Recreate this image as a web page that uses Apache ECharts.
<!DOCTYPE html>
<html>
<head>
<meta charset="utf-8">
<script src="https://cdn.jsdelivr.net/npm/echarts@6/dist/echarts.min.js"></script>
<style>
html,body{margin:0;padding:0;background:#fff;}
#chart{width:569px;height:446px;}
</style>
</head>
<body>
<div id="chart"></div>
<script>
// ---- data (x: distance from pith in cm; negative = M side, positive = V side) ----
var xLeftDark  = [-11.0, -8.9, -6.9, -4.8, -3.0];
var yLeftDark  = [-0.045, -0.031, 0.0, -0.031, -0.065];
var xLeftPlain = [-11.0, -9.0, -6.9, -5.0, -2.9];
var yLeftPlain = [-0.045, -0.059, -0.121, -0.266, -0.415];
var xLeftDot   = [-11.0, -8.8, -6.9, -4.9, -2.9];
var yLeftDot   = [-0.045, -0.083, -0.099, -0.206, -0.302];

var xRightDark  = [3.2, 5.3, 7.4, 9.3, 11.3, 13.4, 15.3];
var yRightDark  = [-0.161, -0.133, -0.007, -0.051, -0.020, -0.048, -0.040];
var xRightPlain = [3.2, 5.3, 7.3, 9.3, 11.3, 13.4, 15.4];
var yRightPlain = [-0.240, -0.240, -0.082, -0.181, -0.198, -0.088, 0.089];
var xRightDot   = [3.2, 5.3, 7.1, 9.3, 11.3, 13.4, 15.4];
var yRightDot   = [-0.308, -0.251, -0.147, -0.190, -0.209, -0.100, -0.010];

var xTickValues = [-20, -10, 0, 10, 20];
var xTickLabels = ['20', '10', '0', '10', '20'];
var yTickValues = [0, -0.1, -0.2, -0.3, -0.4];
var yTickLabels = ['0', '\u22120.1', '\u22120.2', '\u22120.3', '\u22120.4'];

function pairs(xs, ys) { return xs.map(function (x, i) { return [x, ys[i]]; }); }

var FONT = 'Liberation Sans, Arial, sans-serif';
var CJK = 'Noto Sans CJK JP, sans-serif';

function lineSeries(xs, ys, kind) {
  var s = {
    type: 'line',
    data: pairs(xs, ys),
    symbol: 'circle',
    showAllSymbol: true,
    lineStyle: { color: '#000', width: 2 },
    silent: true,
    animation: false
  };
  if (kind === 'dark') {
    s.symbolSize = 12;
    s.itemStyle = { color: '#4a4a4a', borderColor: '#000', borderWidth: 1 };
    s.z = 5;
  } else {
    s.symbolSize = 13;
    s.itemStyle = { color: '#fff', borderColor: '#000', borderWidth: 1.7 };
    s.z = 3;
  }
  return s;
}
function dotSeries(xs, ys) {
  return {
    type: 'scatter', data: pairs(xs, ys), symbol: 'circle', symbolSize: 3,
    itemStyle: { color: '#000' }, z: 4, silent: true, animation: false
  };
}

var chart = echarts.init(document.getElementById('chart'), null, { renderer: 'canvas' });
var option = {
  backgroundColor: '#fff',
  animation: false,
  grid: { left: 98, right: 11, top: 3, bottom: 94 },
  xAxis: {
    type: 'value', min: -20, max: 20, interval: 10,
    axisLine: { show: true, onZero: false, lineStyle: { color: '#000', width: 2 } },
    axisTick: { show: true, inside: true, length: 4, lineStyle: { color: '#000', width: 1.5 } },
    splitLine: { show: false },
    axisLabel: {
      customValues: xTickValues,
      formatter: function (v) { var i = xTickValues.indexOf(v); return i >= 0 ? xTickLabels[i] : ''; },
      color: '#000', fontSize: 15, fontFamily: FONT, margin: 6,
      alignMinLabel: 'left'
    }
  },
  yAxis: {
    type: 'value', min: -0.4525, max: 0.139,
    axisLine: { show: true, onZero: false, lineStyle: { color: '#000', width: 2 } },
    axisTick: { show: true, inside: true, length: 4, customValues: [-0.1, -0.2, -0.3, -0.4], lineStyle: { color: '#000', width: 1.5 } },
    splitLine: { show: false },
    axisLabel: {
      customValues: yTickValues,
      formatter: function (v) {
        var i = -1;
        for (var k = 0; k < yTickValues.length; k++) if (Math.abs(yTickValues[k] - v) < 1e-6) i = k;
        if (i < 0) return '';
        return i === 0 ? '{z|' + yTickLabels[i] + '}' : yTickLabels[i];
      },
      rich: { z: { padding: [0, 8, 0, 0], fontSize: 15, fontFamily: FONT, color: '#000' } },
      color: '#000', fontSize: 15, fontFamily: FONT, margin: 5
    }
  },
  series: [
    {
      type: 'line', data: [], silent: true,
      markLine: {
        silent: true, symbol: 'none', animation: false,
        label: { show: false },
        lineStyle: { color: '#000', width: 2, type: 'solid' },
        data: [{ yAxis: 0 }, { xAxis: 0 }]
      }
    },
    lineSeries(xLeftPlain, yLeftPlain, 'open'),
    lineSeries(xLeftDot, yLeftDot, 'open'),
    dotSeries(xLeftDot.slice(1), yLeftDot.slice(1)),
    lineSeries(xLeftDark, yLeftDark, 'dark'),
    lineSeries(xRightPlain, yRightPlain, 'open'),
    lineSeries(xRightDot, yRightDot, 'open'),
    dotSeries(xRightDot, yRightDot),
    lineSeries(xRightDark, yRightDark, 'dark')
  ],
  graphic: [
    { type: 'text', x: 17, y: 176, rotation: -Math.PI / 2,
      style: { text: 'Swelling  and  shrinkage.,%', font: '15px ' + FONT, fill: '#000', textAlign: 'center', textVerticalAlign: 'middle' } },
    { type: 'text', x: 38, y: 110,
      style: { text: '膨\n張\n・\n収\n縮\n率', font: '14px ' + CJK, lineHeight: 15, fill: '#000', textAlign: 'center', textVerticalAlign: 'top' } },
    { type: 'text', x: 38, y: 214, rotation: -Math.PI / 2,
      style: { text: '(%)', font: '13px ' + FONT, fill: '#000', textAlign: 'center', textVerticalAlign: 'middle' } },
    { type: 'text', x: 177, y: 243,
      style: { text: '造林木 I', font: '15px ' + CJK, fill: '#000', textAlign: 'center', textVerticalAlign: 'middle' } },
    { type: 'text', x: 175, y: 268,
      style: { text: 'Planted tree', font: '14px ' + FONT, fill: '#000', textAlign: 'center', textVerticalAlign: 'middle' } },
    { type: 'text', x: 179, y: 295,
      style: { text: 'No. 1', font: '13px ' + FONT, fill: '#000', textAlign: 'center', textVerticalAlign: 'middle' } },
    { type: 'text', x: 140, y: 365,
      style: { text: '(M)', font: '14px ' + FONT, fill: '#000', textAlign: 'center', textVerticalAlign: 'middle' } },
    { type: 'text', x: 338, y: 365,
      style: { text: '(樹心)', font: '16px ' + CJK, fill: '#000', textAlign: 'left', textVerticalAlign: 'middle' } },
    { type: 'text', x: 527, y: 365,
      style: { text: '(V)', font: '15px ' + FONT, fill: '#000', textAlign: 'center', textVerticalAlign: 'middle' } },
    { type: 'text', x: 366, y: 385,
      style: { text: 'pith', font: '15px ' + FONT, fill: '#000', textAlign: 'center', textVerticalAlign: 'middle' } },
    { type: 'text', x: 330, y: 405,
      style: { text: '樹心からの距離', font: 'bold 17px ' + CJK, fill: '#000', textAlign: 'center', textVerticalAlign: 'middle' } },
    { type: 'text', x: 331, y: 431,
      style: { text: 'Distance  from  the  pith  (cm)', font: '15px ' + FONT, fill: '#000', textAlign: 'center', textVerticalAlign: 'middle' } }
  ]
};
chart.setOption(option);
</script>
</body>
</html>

▬▬▬

- **Given task**: Each line from the top of the material above through the line with "-0.099, -0.206, -0.302];" must be echoed exactly, and no other line.

- **Written solution**:
Recreate this image as a web page that uses Apache ECharts.
<!DOCTYPE html>
<html>
<head>
<meta charset="utf-8">
<script src="https://cdn.jsdelivr.net/npm/echarts@6/dist/echarts.min.js"></script>
<style>
html,body{margin:0;padding:0;background:#fff;}
#chart{width:569px;height:446px;}
</style>
</head>
<body>
<div id="chart"></div>
<script>
// ---- data (x: distance from pith in cm; negative = M side, positive = V side) ----
var xLeftDark  = [-11.0, -8.9, -6.9, -4.8, -3.0];
var yLeftDark  = [-0.045, -0.031, 0.0, -0.031, -0.065];
var xLeftPlain = [-11.0, -9.0, -6.9, -5.0, -2.9];
var yLeftPlain = [-0.045, -0.059, -0.121, -0.266, -0.415];
var xLeftDot   = [-11.0, -8.8, -6.9, -4.9, -2.9];
var yLeftDot   = [-0.045, -0.083, -0.099, -0.206, -0.302];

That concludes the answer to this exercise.